Haughton began his life in the United States as an immigrant student from Panama at Pacific Union College in the Napa Valley from which he graduated in 1948. He attended medical school at The Loma Linda University School of Medicine, where he was the only black student in his class, graduating in 1950. He later earned a masters in public health from Columbia University's School of Public Health.

Completing medical school, Haughton had difficulty finding internships due to widespread discrimination against blacks. "I began to realize that the color of my skin, which had never been a problem for me in Panama ... was a problem for me," he is quoted saying in the Los Angeles Times. In 1951, he was accepted as an intern at Unity Hospital in Brooklyn, New York. The Times reports that "he saw that poor people, who were often black, were more frequently used as 'teaching material' for interns and residents" while he trained at Unity as an obstetrician and gynecologist.

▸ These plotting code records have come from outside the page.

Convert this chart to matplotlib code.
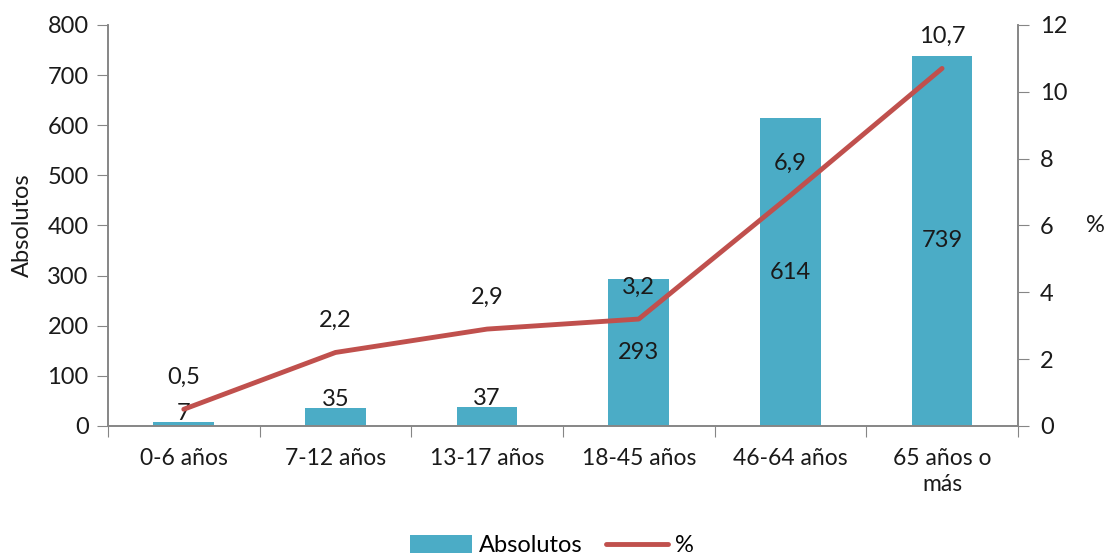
import numpy as np
import matplotlib
matplotlib.use("Agg")
import matplotlib.pyplot as plt

plt.rcParams['font.family'] = ['Lato', 'DejaVu Sans']

categorias = ['0-6 años', '7-12 años', '13-17 años', '18-45 años', '46-64 años', '65 años o\nmás']
absolutos = [7, 35, 37, 293, 614, 739]
porcentaje = [0.5, 2.2, 2.9, 3.2, 6.9, 10.7]

azul = '#4BACC6'
rojo = '#C0504D'
gris = '#868686'
texto = '#1a1a1a'
fs = 17

fig = plt.figure(figsize=(11.04, 5.58), dpi=100)
ax = fig.add_axes([0.0978, 0.2366, 0.8242, 0.7186])
ax2 = ax.twinx()

x = np.arange(len(categorias))
ax.bar(x, absolutos, width=0.4, color=azul, label='Absolutos', zorder=1)
ax2.plot(x, porcentaje, color=rojo, lw=3.5, label='%', solid_capstyle='round', zorder=3)

ax.set_xlim(-0.5, len(categorias) - 0.5)
ax.set_ylim(0, 800)
ax2.set_ylim(0, 12)
ax.set_yticks(np.arange(0, 801, 100))
ax2.set_yticks(np.arange(0, 13, 2))

# ticks de categoria en los limites, etiquetas en el centro
ax.set_xticks(np.arange(-0.5, len(categorias), 1))
ax.set_xticklabels([])
ax.set_xticks(x, minor=True)
ax.set_xticklabels(categorias, minor=True, fontsize=16.5, color=texto, linespacing=1.3)
ax.tick_params(axis='x', which='major', length=8, color=gris, direction='out')
ax.tick_params(axis='x', which='minor', length=0, pad=16)
ax.tick_params(axis='y', length=8, color=gris, labelsize=fs, labelcolor=texto, pad=6)
ax2.tick_params(axis='y', length=8, color=gris, labelsize=fs, labelcolor=texto, pad=8)

for a in (ax, ax2):
    a.spines['top'].set_visible(False)
    for s in ('left', 'right', 'bottom'):
        a.spines[s].set_color(gris)
        a.spines[s].set_linewidth(1.2)

ax.set_ylabel('Absolutos', fontsize=fs, color=texto, labelpad=10)
ax2.set_ylabel('%', fontsize=fs, color=texto, rotation=0, labelpad=20, va='center')

# etiquetas de las barras
for xi, v in zip(x, absolutos):
    if v < 100:
        ax.annotate(str(v), (xi, v), xytext=(0, -1), textcoords='offset points',
                    ha='center', va='bottom', fontsize=fs, color=texto, zorder=5)
    else:
        ax.text(xi, v / 2, str(v), ha='center', va='center', fontsize=fs, color=texto, zorder=5)

# etiquetas de la linea
for xi, p in zip(x, porcentaje):
    ax2.annotate(f'{p:.1f}'.replace('.', ','), (xi, p), xytext=(0, 23), textcoords='offset points',
                 ha='center', va='center', fontsize=fs, color=texto, zorder=5)

h1, l1 = ax.get_legend_handles_labels()
h2, l2 = ax2.get_legend_handles_labels()
fig.legend(h1 + h2, l1 + l2, loc='lower center', bbox_to_anchor=(0.5, -0.035), ncol=2,
           frameon=False, fontsize=fs, handlelength=2.6, handleheight=0.75, columnspacing=1.0,
           handletextpad=0.3)

fig.savefig('out.png', dpi=100)
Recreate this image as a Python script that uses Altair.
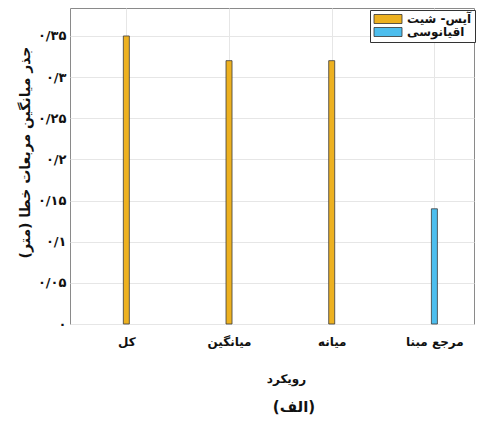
import altair as alt
import pandas as pd

categories = ["کل", "میانگین", "میانه", "مرجع مبنا"]
rmse_values = [0.35, 0.32, 0.32, 0.14]
groups = ["آیس- شیت", "آیس- شیت", "آیس- شیت", "اقیانوسی"]
group_names = ["آیس- شیت", "اقیانوسی"]
group_colors = ["#EDB120", "#4DBEEE"]
y_ticks = [0, 0.05, 0.1, 0.15, 0.2, 0.25, 0.3, 0.35]
y_tick_labels = ["۰", "۰/۰۵", "۰/۱", "۰/۱۵", "۰/۲", "۰/۲۵", "۰/۳", "۰/۳۵"]
x_title = "رویکرد"
y_title = "جذر میانگین مربعات خطا (متر)\u200f"
panel_title = "(الف)"

df = pd.DataFrame({
    "idx": list(range(1, len(categories) + 1)),
    "category": categories,
    "rmse": rmse_values,
    "group": groups,
})

FONT = "DejaVu Sans"
cat_expr = "[" + ",".join("'" + c + "'" for c in categories) + "][datum.value - 1]"
ylab_expr = "[" + ",".join("'" + c + "'" for c in y_tick_labels) + "][round(datum.value / 0.05)]"

chart = alt.Chart(df).mark_bar(size=6, stroke="#3a3a3a", strokeWidth=0.8).encode(
    x=alt.X("idx:Q",
            scale=alt.Scale(domain=[0.5, 4.337], nice=False, zero=False),
            axis=alt.Axis(values=[1, 2, 3, 4], labelExpr=cat_expr, title=x_title,
                          grid=True, gridColor="#e6e6e6", domain=False, ticks=False,
                          labelFont=FONT, labelFontWeight="bold", labelFontSize=12,
                          labelColor="#111", labelPadding=12,
                          titleFont=FONT, titleFontWeight="bold", titleFontSize=12,
                          titleColor="#111", titlePadding=26, titleX=216)),
    y=alt.Y("rmse:Q",
            scale=alt.Scale(domain=[0, 0.384], nice=False),
            axis=alt.Axis(values=y_ticks, labelExpr=ylab_expr, title=y_title,
                          grid=True, gridColor="#e6e6e6", domain=False, ticks=False,
                          labelFont=FONT, labelFontWeight="bold", labelFontSize=13,
                          labelColor="#111", labelPadding=4,
                          titleFont=FONT, titleFontWeight="bold", titleFontSize=14,
                          titleColor="#111", titleX=-38, titleY=144)),
    color=alt.Color("group:N",
                    scale=alt.Scale(domain=group_names, range=group_colors),
                    legend=alt.Legend(title=None, orient="none", legendX=300, legendY=2,
                                      strokeColor="#333", fillColor="white",
                                      padding=3, rowPadding=-3,
                                      symbolType="M-1,-0.9H4.6V0.9H-1Z",
                                      symbolSize=100, symbolStrokeColor="#333",
                                      symbolStrokeWidth=0.8, symbolOpacity=1,
                                      labelFont=FONT, labelFontWeight="bold",
                                      labelFontSize=12, labelColor="#111",
                                      labelOffset=22)),
).properties(
    width=404,
    height=316,
    title=alt.TitleParams(panel_title, orient="bottom", font=FONT, fontSize=15,
                          fontWeight="bold", color="#111", offset=16,
                          frame="group", dx=22),
    autosize=alt.AutoSizeParams(type="none"),
    padding={"left": 62, "top": 0, "right": 2, "bottom": 96},
).configure_view(stroke="#8a8a8a", strokeWidth=1)

chart.save("out.html", embed_options={"renderer": "svg", "actions": False})
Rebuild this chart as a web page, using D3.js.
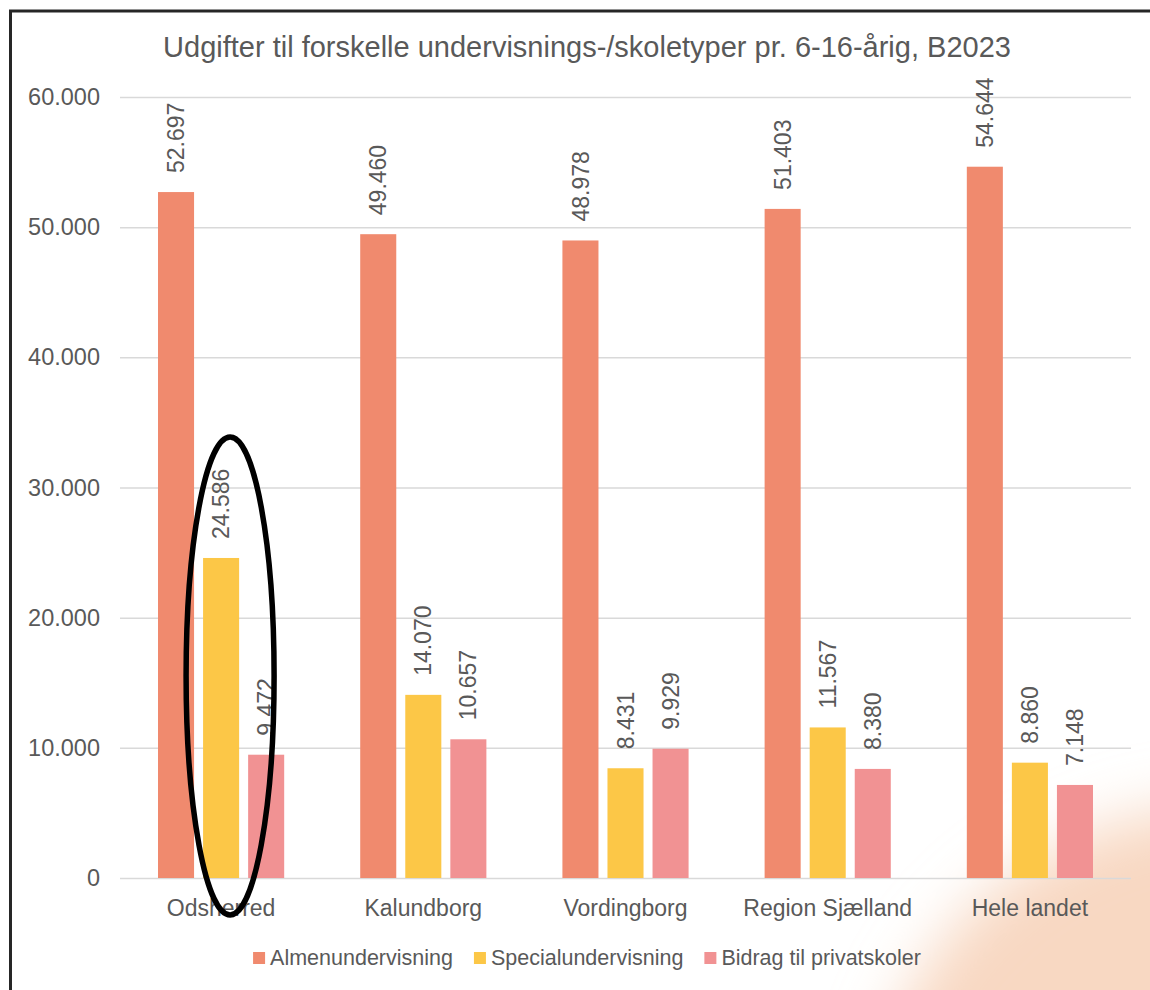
<!DOCTYPE html>
<html>
<head>
<meta charset="utf-8">
<script src="https://cdn.jsdelivr.net/npm/d3@7"></script>
<style>
  html, body { margin: 0; padding: 0; background: #fff; }
  svg { display: block; font-family: "Liberation Sans", Arial, sans-serif; }
</style>
</head>
<body>
<div id="chart"></div>
<script>
// Data
const categories = ["Odsherred", "Kalundborg", "Vordingborg", "Region Sjælland", "Hele landet"];
const seriesNames = ["Almenundervisning", "Specialundervisning", "Bidrag til privatskoler"];
const almen = [52697, 49460, 48978, 51403, 54644];
const special = [24586, 14070, 8431, 11567, 8860];
const bidrag = [9472, 10657, 9929, 8380, 7148];
const yTicks = [0, 10000, 20000, 30000, 40000, 50000, 60000];
const title = "Udgifter til forskelle undervisnings-/skoletyper pr. 6-16-årig, B2023";

const colors = ["#F08A6E", "#FCC747", "#F19293"];
const textColor = "#595959";

const W = 1150, H = 990;
const svg = d3.select("#chart").append("svg").attr("width", W).attr("height", H);

// Soft peach blob in the lower right corner
const defs = svg.append("defs");
defs.append("filter").attr("id", "blur")
    .attr("x", "-50%").attr("y", "-50%").attr("width", "200%").attr("height", "200%")
    .append("feGaussianBlur").attr("stdDeviation", 30);
svg.append("ellipse")
   .attr("cx", 1235).attr("cy", 1135)
   .attr("rx", 360).attr("ry", 330)
   .attr("fill", "#F8D8C2")
   .attr("filter", "url(#blur)");

// Frame lines (left and top)
svg.append("line").attr("x1", 10.5).attr("x2", 10.5).attr("y1", 10).attr("y2", H)
   .attr("stroke", "#262626").attr("stroke-width", 3);
svg.append("line").attr("x1", 9).attr("x2", W).attr("y1", 11).attr("y2", 11)
   .attr("stroke", "#262626").attr("stroke-width", 3);

// Scales
const x = d3.scaleBand().domain(categories).range([120, 1131])
            .paddingInner(0.376).paddingOuter(0.188);
const xs = d3.scaleBand().domain(seriesNames).range([0, x.bandwidth()]).paddingInner(0.2);
const y = d3.scaleLinear().domain([0, 60000]).range([878, 97]);

const fmt = v => d3.format(",")(v).replace(/,/g, ".");

// Title
svg.append("text")
   .attr("x", 587).attr("y", 57)
   .attr("text-anchor", "middle")
   .attr("fill", textColor)
   .style("font-size", "29px")
   .text(title);

// Gridlines + y labels
const yAxis = svg.append("g").attr("transform", "translate(120,0)")
   .call(d3.axisLeft(y).tickValues(yTicks).tickSize(-(1131 - 120)).tickPadding(20).tickFormat(fmt));
yAxis.select(".domain").remove();
yAxis.selectAll(".tick line").attr("stroke", "#D9D9D9").attr("stroke-width", 1.5);
yAxis.selectAll(".tick text").attr("fill", textColor).style("font-size", "23.5px")
     .attr("font-family", null);

// Bars
const series = [almen, special, bidrag];
const rows = [];
series.forEach((vals, si) => {
    vals.forEach((v, ci) => rows.push({cat: categories[ci], s: seriesNames[si], si: si, v: v}));
});

svg.append("g").selectAll("rect").data(rows).join("rect")
   .attr("x", d => x(d.cat) + xs(d.s))
   .attr("y", d => y(d.v))
   .attr("width", xs.bandwidth())
   .attr("height", d => y(0) - y(d.v))
   .attr("fill", d => colors[d.si]);

// Value labels, rotated
svg.append("g").selectAll("text").data(rows).join("text")
   .attr("transform", d => `translate(${x(d.cat) + xs(d.s) + xs.bandwidth() / 2},${y(d.v) - 19}) rotate(-90)`)
   .attr("dy", "0.35em")
   .attr("fill", textColor)
   .style("font-size", "23px")
   .text(d => fmt(d.v));

// Category labels
svg.append("g").selectAll("text").data(categories).join("text")
   .attr("x", d => x(d) + x.bandwidth() / 2)
   .attr("y", 916)
   .attr("text-anchor", "middle")
   .attr("fill", textColor)
   .style("font-size", "23px")
   .text(d => d);

// Legend, centred
const legend = svg.append("g");
let lx = 0;
seriesNames.forEach((name, i) => {
    const g = legend.append("g").attr("transform", `translate(${lx},0)`);
    g.append("rect").attr("x", 0).attr("y", 952).attr("width", 12).attr("height", 12).attr("fill", colors[i]);
    const t = g.append("text").attr("x", 17).attr("y", 965)
               .attr("fill", textColor).style("font-size", "21.5px").text(name);
    lx += 17 + t.node().getComputedTextLength() + 21;
});
const legendW = lx - 21;
legend.attr("transform", `translate(${587 - legendW / 2},0)`);

// Hand-drawn ellipse around Odsherred special + private school bars
const ex = x("Odsherred") + xs(seriesNames[1]) + xs.bandwidth() / 2 + 9;
svg.append("ellipse")
   .attr("cx", ex).attr("cy", 676)
   .attr("rx", 44).attr("ry", 239)
   .attr("fill", "none")
   .attr("stroke", "#000")
   .attr("stroke-width", 5.5);
</script>
</body>
</html>
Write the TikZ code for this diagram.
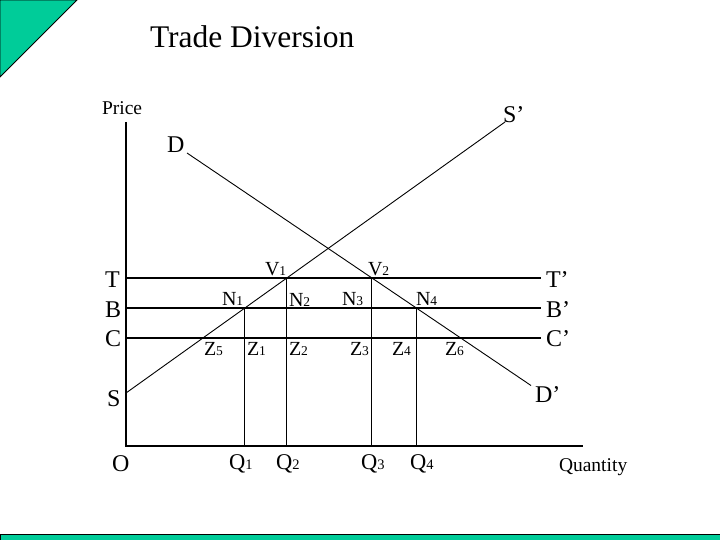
\documentclass[tikz,border=0pt]{standalone}
\usepackage{fontspec}
\setmainfont{Liberation Serif}
\definecolor{tealgreen}{RGB}{0,204,153}
\newcommand{\lblbig}[1]{{\fontsize{24}{24}\selectfont #1}}
\newcommand{\lblsub}[2]{{\fontsize{20}{20}\selectfont #1\fontsize{13.5}{13.5}\selectfont #2}}
\newcommand{\lblq}[2]{{\fontsize{22.5}{22.5}\selectfont #1\fontsize{14.5}{14.5}\selectfont #2}}
\begin{document}
\begin{tikzpicture}[x=1pt,y=-1pt,
  lbl/.style={anchor=base west,inner sep=0pt,outer sep=0pt},
  axisline/.style={line width=1.3pt},
  levelline/.style={line width=1.2pt},
  curveline/.style={line width=0.9pt},
  dropline/.style={line width=1pt}]
\useasboundingbox (0,0) rectangle (720,540);
% decorations
\fill[tealgreen,draw=black,line width=0.8pt] (0,0) -- (77,0) -- (0,77) -- cycle;
\fill[tealgreen,draw=black,line width=0.8pt] (0.4,534) rectangle (720.5,541);
% title
\node[lbl] (title) at (150,48) {\fontsize{31.5}{31.5}\selectfont Trade Diversion};
% key coordinates
\coordinate (O) at (126,446);
\coordinate (Ytop) at (126,122);
\coordinate (Xend) at (583,446);
\coordinate (Sst) at (126,393);
\coordinate (Sen) at (505,122);
\coordinate (Dst) at (187,153);
\coordinate (Den) at (531,385.5);
\coordinate (Tl) at (126,278);
\coordinate (Tr) at (541,278);
\coordinate (Bl) at (126,308);
\coordinate (Br) at (541,308);
\coordinate (Cl) at (126,338);
\coordinate (Cr) at (541,338);
\coordinate (V1) at (intersection of Sst--Sen and Tl--Tr);
\coordinate (N1) at (intersection of Sst--Sen and Bl--Br);
\coordinate (V2) at (intersection of Dst--Den and Tl--Tr);
\coordinate (N4) at (intersection of Dst--Den and Bl--Br);
\coordinate (Q1) at (N1 |- O);
\coordinate (Q2) at (V1 |- O);
\coordinate (Q3) at (V2 |- O);
\coordinate (Q4) at (N4 |- O);
% axes
\draw[axisline] (Ytop) -- (O) -- (Xend);
% level lines
\draw[levelline] (Tl) -- (Tr);
\draw[levelline] (Bl) -- (Br);
\draw[levelline] (Cl) -- (Cr);
% supply and demand
\draw[curveline] (Sst) -- (Sen);
\draw[curveline] (Dst) -- (Den);
% drop lines
\draw[dropline] (N1) -- (Q1);
\draw[dropline] (V1) -- (Q2);
\draw[dropline] (V2) -- (Q3);
\draw[dropline] (N4) -- (Q4);
% axis labels
\node[lbl] (price) at (102,115) {\fontsize{19.5}{19.5}\selectfont Price};
\node[lbl] (quantity) at (559,471) {\fontsize{19.5}{19.5}\selectfont Quantity};
% big letters
\node[lbl] (lT) at (105,287) {\lblbig{T}};
\node[lbl] (lB) at (105,317) {\lblbig{B}};
\node[lbl] (lC) at (105,346) {\lblbig{C}};
\node[lbl] (lS) at (107,406) {\lblbig{S}};
\node[lbl] (lO) at (112,471) {\lblbig{O}};
\node[lbl] (lD) at (167,153) {\lblbig{D}};
\node[lbl] (lTp) at (546,287) {\lblbig{T’}};
\node[lbl] (lBp) at (546,317) {\lblbig{B’}};
\node[lbl] (lCp) at (546,346) {\lblbig{C’}};
\node[lbl] (lSp) at (503,123) {\lblbig{S’}};
\node[lbl] (lDp) at (535,402) {\lblbig{D’}};
% point labels
\node[lbl] (lV1) at (265,275) {\lblsub{V}{1}};
\node[lbl] (lV2) at (368,275) {\lblsub{V}{2}};
\node[lbl] (lN1) at (222,305) {\lblsub{N}{1}};
\node[lbl] (lN2) at (289,306) {\lblsub{N}{2}};
\node[lbl] (lN3) at (342,305) {\lblsub{N}{3}};
\node[lbl] (lN4) at (416,305) {\lblsub{N}{4}};
\node[lbl] (lZ5) at (204,355) {\lblsub{Z}{5}};
\node[lbl] (lZ1) at (247,355) {\lblsub{Z}{1}};
\node[lbl] (lZ2) at (289,355) {\lblsub{Z}{2}};
\node[lbl] (lZ3) at (350,355) {\lblsub{Z}{3}};
\node[lbl] (lZ4) at (392,355) {\lblsub{Z}{4}};
\node[lbl] (lZ6) at (445,355) {\lblsub{Z}{6}};
% quantity labels
\node[lbl] (lQ1) at (229,469) {\lblq{Q}{1}};
\node[lbl] (lQ2) at (276,469) {\lblq{Q}{2}};
\node[lbl] (lQ3) at (361,469) {\lblq{Q}{3}};
\node[lbl] (lQ4) at (410,469) {\lblq{Q}{4}};
\end{tikzpicture}
\end{document}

After medical school, Haughton initially entered private practice in obstetrics and later became a medical administrative officer for the United States Navy. His career in public health began in New York City in 1965. In 1967, President Richard Nixon appointed Haughton to Department of Health, Education and Welfare task force overseeing Medicaid. Following his time at New York, Haughton became executive director of the Health and Hospital Governing Commission in Chicago, Illinois in 1971. In this position, he was the highest-paid public official in Illinois with compensation of $60,000 a year.

In 1980, Haughton moved to Los Angeles to run operations at the Charles R. Drew Postgraduate Medical School. He left Los Angeles in 1983 to head the health department in Houston, Texas but returned to Los Angeles in 1987 to become chief of staff for the King/Drew Medical Center.

He became health policy advisor to the Los Angeles County Health Department in 1993 and its medical director in 1996, holding that position until his retirement in 2004.